Third, the Hawaii PUC will consider allowing utilities to earn a higher return on investments in modern transmission and distribution infrastructure than they do for investments in fossil fuel power plants. (Most of the investment in renewable generation comes from the private sector.) This requirement would allow utilities to benefit from investing in renewables indirectly, by earning more for building the infrastructure necessary for renewables, than for prolonging the life of fossil fuel generators.

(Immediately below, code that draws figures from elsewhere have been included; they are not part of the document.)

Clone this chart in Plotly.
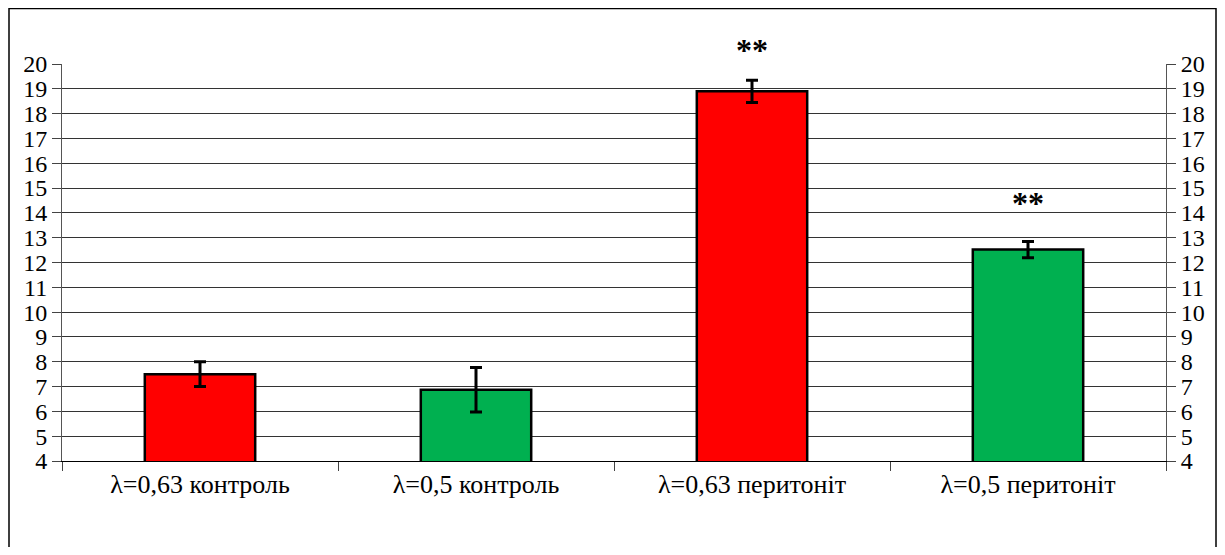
import plotly.graph_objects as go

categories = ["λ=0,63 контроль", "λ=0,5 контроль", "λ=0,63 перитоніт", "λ=0,5 перитоніт"]
values = [7.5, 6.87, 18.9, 12.52]
errors = [0.5, 0.9, 0.45, 0.33]
colors = ["#ff0000", "#00b050", "#ff0000", "#00b050"]
marks = ["", "", "**", "**"]
mark_y = [None, None, 20.55, 14.4]
yticks = list(range(4, 21))
YMIN, YMAX = 4, 20

FONT = "Liberation Serif"

fig = go.Figure()
fig.add_trace(go.Bar(
    x=categories, y=values, width=0.4,
    marker=dict(color=colors, line=dict(color="black", width=2.5)),
    error_y=dict(type="data", array=errors, color="black", thickness=3, width=6),
    hoverinfo="skip", showlegend=False,
))
fig.add_trace(go.Scatter(
    x=categories, y=values, yaxis="y2", mode="markers",
    marker=dict(opacity=0), hoverinfo="skip", showlegend=False,
))

for c, m, my in zip(categories, marks, mark_y):
    if m:
        fig.add_annotation(x=c, xref="x", y=(my - YMIN) / (YMAX - YMIN), yref="y domain",
                           text="<b>" + m + "</b>", showarrow=False,
                           font=dict(family=FONT, size=32, color="black"),
                           yanchor="middle")

axis_common = dict(
    range=[YMIN, YMAX], tickvals=yticks, ticks="outside", ticklen=9,
    tickcolor="#444", linecolor="#555", linewidth=1, showline=True,
    tickfont=dict(family=FONT, size=24, color="black"), zeroline=False,
)

W, H = 1209, 539
L, R, T, B = 54, 51, 56, 86
PW, PH = W - L - R, H - T - B

fig.update_layout(
    width=W, height=H,
    margin=dict(l=L, r=R, t=T, b=B),
    paper_bgcolor="white", plot_bgcolor="white",
    font=dict(family=FONT),
    bargap=0.6,
    xaxis=dict(
        type="category", tickson="boundaries", ticks="outside", ticklen=9,
        tickcolor="#444", showline=True, linecolor="black", linewidth=1,
        showgrid=False, tickfont=dict(family=FONT, size=26, color="black"),
    ),
    yaxis=dict(**axis_common, showgrid=True, gridcolor="#333", gridwidth=1, side="left"),
    yaxis2=dict(**axis_common, showgrid=False, overlaying="y", side="right"),
    shapes=[dict(type="rect", xref="paper", yref="paper",
                 x0=(1 - L) / PW, x1=(W - 1 - L) / PW, y0=-(B + 20) / PH, y1=(PH + T - 0.5) / PH,
                 line=dict(color="black", width=1.5), fillcolor="rgba(0,0,0,0)", layer="above")],
)

fig.write_html("out.html")
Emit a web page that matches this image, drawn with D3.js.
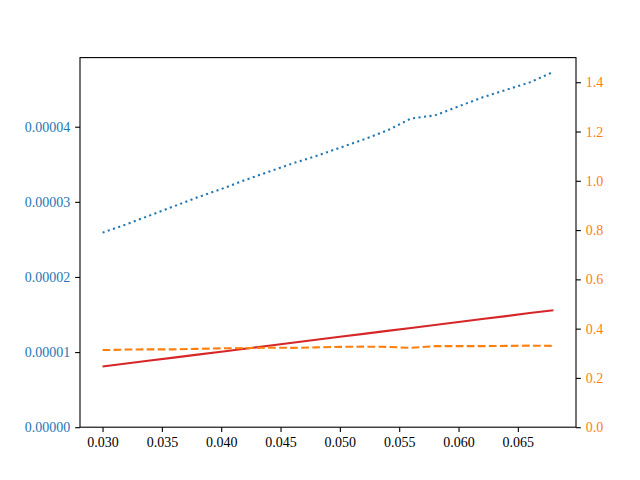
<!DOCTYPE html>
<html>
<head>
  <style type="text/css">
    body { margin: 0; background: #fff; }
    svg text { font-family: "Liberation Serif", "DejaVu Serif", serif; font-size: 14px; }
    .frame { fill: none; stroke: #000; stroke-width: 1.1px; }
  </style>
</head>
<body>
  <div id="chart"></div>
  <script src="https://cdnjs.cloudflare.com/ajax/libs/d3/7.8.5/d3.min.js"></script>
  <script type="text/javascript">
  // x positions
  var xs = [0.030, 0.032, 0.034, 0.036, 0.038, 0.040, 0.042, 0.044, 0.046, 0.048,
            0.050, 0.052, 0.054, 0.056, 0.058, 0.060, 0.062, 0.064, 0.066, 0.068];

  // left axis series
  var dotted = [2.59e-5, 2.70e-5, 2.82e-5, 2.94e-5, 3.06e-5, 3.17e-5, 3.29e-5, 3.40e-5, 3.51e-5, 3.61e-5,
                3.72e-5, 3.83e-5, 3.95e-5, 4.11e-5, 4.15e-5, 4.27e-5, 4.39e-5, 4.49e-5, 4.59e-5, 4.73e-5];
  var solid = [0.808e-5, 0.847e-5, 0.887e-5, 0.926e-5, 0.966e-5, 1.005e-5, 1.045e-5, 1.084e-5, 1.124e-5, 1.163e-5,
               1.203e-5, 1.242e-5, 1.282e-5, 1.321e-5, 1.361e-5, 1.400e-5, 1.440e-5, 1.479e-5, 1.519e-5, 1.558e-5];

  // right axis series
  var dashed = [0.313, 0.315, 0.316, 0.316, 0.318, 0.320, 0.321, 0.323, 0.322, 0.324,
                0.326, 0.327, 0.326, 0.322, 0.329, 0.329, 0.329, 0.330, 0.331, 0.330];

  var xTicks = [0.030, 0.035, 0.040, 0.045, 0.050, 0.055, 0.060, 0.065];
  var leftTicks = [0, 0.00001, 0.00002, 0.00003, 0.00004];
  var rightTicks = [0, 0.2, 0.4, 0.6, 0.8, 1.0, 1.2, 1.4];

  var cfg = { w: 640, h: 480, left: 80, right: 576, top: 57.6, bottom: 427.2 };
  var blue = '#1f77b4', orange = '#ff7f0e', red = '#d62728';
  var lw = 2.08;

  var svg = d3.select('#chart').append('svg')
    .attr('width', cfg.w)
    .attr('height', cfg.h);

  var xSc = d3.scaleLinear().domain([0.0281, 0.0699]).range([cfg.left, cfg.right]);
  var yL = d3.scaleLinear().domain([0, 4.92e-5]).range([cfg.bottom, cfg.top]);
  var yR = d3.scaleLinear().domain([0, 1.5]).range([cfg.bottom, cfg.top]);

  var styleAxis = function(g, color) {
    g.select('.domain').remove();
    g.selectAll('line').attr('stroke', '#000').attr('stroke-width', 1.1);
    g.selectAll('text').attr('fill', color).style('font-size', '14px')
      .attr('font-family', '"Liberation Serif", "DejaVu Serif", serif');
  };

  var mkLine = function(ySc) {
    return d3.line()
      .x(function(d, i) { return xSc(xs[i]) })
      .y(function(d) { return ySc(d) });
  };

  svg.append('path').datum(solid)
    .attr('d', mkLine(yL))
    .attr('fill', 'none').attr('stroke', red).attr('stroke-width', lw);

  svg.append('path').datum(dotted)
    .attr('d', mkLine(yL))
    .attr('fill', 'none').attr('stroke', blue).attr('stroke-width', lw)
    .attr('stroke-dasharray', '2.08,3.44');

  svg.append('path').datum(dashed)
    .attr('d', mkLine(yR))
    .attr('fill', 'none').attr('stroke', orange).attr('stroke-width', lw)
    .attr('stroke-dasharray', '7.71,3.33');

  svg.append('rect').attr('class', 'frame')
    .attr('x', cfg.left).attr('y', cfg.top)
    .attr('width', cfg.right - cfg.left).attr('height', cfg.bottom - cfg.top);

  svg.append('g')
    .attr('transform', 'translate(0,' + cfg.bottom + ')')
    .call(d3.axisBottom(xSc).tickValues(xTicks).tickSize(4.86).tickPadding(4.86)
      .tickFormat(function(d) { return d.toFixed(3) }))
    .call(styleAxis, '#000');

  svg.append('g')
    .attr('transform', 'translate(' + cfg.left + ',0)')
    .call(d3.axisLeft(yL).tickValues(leftTicks).tickSize(4.86).tickPadding(4.86)
      .tickFormat(function(d) { return d.toFixed(5) }))
    .call(styleAxis, blue);

  svg.append('g')
    .attr('transform', 'translate(' + cfg.right + ',0)')
    .call(d3.axisRight(yR).tickValues(rightTicks).tickSize(4.86).tickPadding(4.86)
      .tickFormat(function(d) { return d.toFixed(1) }))
    .call(styleAxis, orange);
  </script>
</body>
</html>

The last measure that the Hawaii PUC must consider is a renewable energy curtailment mitigation incentive mechanism. Currently, renewable energy projects can be curtailed at times of low demand when curtailing baseload fossil fuel generators would be inefficient because of on-and-off cycling costs. The PUC is supposed to encourage utilities to avoid curtailing renewable energy when it is available and cheaper by sharing cost savings with the utility.

 

Proactive Interconnection

In addition to pursuing grid modernization and lowering energy costs, the Hawaiian Electric Companies are changing how they manage interconnection. Distributed renewables, namely solar, will benefit. The new approach to interconnection is one of the country’s most progressive.

Under the existing interconnection process, the utilities essentially implemented de facto caps on renewable penetration. Out of grid balancing concerns, proxies or limits are set at 15% of peak load and 50% of minimum load (75% for certain smaller systems) on a given circuit. If a new project like a distributed solar system fails to pass these screening limits, then the utility has to perform an interconnection requirements study. These studies, which test the impact of a project on the grid, are costly and time consuming and serve as a barrier to solar development.

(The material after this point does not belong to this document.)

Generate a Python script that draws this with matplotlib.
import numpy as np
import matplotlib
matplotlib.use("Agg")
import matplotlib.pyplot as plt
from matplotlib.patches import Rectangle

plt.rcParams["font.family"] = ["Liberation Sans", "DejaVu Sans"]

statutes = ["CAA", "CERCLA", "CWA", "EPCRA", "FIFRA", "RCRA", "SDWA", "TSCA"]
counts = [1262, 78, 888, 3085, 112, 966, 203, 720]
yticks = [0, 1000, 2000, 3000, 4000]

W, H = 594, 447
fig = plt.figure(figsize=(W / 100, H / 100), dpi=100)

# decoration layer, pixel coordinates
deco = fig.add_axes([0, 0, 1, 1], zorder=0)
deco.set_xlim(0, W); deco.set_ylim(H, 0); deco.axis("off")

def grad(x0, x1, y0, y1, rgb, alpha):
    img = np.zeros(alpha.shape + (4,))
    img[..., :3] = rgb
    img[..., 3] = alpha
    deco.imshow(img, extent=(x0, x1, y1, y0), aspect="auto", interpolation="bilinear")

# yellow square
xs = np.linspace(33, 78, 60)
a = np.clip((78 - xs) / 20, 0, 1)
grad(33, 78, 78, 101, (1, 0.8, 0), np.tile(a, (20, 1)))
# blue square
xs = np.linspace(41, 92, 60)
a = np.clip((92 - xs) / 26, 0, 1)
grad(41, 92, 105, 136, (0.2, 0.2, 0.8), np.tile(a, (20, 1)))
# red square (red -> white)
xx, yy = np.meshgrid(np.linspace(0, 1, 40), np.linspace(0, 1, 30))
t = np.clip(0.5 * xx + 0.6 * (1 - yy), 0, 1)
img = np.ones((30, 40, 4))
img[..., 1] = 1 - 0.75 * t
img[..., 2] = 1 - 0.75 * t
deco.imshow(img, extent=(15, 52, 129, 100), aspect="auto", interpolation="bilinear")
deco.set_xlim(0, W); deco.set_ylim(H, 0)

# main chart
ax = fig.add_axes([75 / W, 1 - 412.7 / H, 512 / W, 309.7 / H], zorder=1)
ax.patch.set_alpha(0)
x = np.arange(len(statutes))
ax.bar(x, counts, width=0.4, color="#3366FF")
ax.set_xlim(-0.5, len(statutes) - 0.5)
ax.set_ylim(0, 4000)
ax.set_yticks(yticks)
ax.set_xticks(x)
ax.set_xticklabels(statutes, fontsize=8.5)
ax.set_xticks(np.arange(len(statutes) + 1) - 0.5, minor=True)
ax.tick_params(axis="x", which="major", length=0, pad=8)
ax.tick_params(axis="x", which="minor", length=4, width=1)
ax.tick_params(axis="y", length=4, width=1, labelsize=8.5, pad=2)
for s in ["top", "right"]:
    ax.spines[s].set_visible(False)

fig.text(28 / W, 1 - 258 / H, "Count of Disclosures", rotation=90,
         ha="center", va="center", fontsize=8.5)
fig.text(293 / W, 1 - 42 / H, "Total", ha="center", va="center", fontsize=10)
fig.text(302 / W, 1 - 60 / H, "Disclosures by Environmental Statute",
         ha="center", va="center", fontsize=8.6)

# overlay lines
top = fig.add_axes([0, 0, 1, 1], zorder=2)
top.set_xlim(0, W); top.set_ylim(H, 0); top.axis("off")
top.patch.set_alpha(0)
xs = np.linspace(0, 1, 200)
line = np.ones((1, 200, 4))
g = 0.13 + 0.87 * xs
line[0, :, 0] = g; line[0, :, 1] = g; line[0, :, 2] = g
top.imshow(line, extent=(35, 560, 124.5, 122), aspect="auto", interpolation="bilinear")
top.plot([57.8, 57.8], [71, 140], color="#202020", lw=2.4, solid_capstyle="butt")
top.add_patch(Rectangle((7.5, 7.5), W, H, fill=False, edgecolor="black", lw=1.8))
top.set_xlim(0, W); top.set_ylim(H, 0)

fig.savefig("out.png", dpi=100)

Under a revised “proactive approach” currently before the Hawaii PUC in docket no. 2011-0206, Hawaii’s utilities will analyze solar growth potential and interconnection issues on an ongoing basis, rather than reacting to individual projects. The proactive approach should lead to more accurate and higher circuit penetration limits. Projects are also less likely to stall because of the time it takes to perform an interconnection study. This new approach should accelerate the already rapid growth of distributed solar in the islands, which saw 12,215 new systems added in 2012 on the islands of Oahu, Maui, Lanai, Molokai and Hawaii.

Direct Negotiation

The Hawaii Electric Company (HECO) filed an application for waiver of the existing competitive bidding rules with the Hawaii PUC in June. HECO is required currently to hold a competitive bidding process for power purchase agreements for projects that are larger than 5 megawatts.

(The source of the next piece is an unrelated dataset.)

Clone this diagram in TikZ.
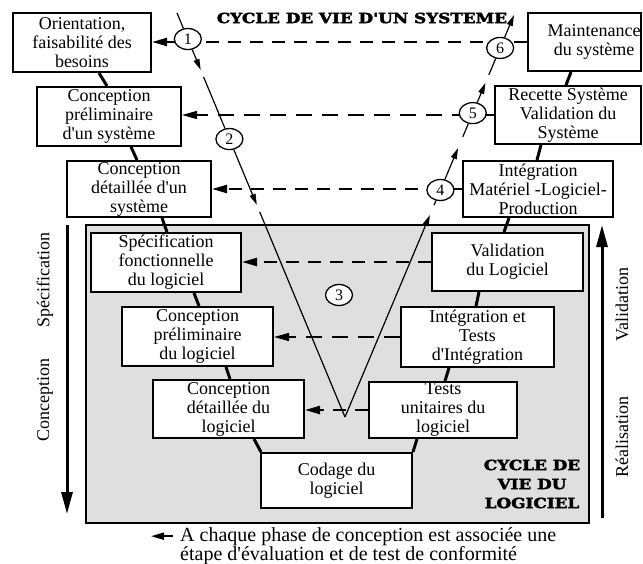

The waiver application covers five utility scale projects on Oahu. Each project was recently selected by HECO through a competitive bidding process.

HECO issued a solicitation for low-cost projects in February 2013, requiring proposed projects to have a levelized energy price below 17¢ a kWh over a 20-year power purchase agreement term (before any Hawaii state tax incentives are taken into account) and an anticipated commercial operation date no later than the end of 2015. This aligns with the previously discussed RPS benchmark of 15% renewable energy by 2015.

Out of 25 submissions, HECO selected five projects with an aggregate nameplate capacity of 64 megawatts: four PV solar projects, ranging in size from 6 megawatts to 15 megawatts, and a 21-megawatt wind project. The average levelized energy price for the selected projects is 15.934¢ a kWh. This is roughly 29% lower than HECO’s on-peak avoided cost of 22.491¢ a kWh in June 2013.

According to HECO, PUC approval of the waiver request will allow HECO to negotiate directly with the five developers for renewable energy at prices significantly lower than average costs, and put the projects on a fast track to commercial operation in order to take advantage of available tax credits. HECO is requiring the project developers to agree in the final power purchase agreements to allow 90% of any Hawaii state tax incentives or credits on the projects to be passed through to ratepayers.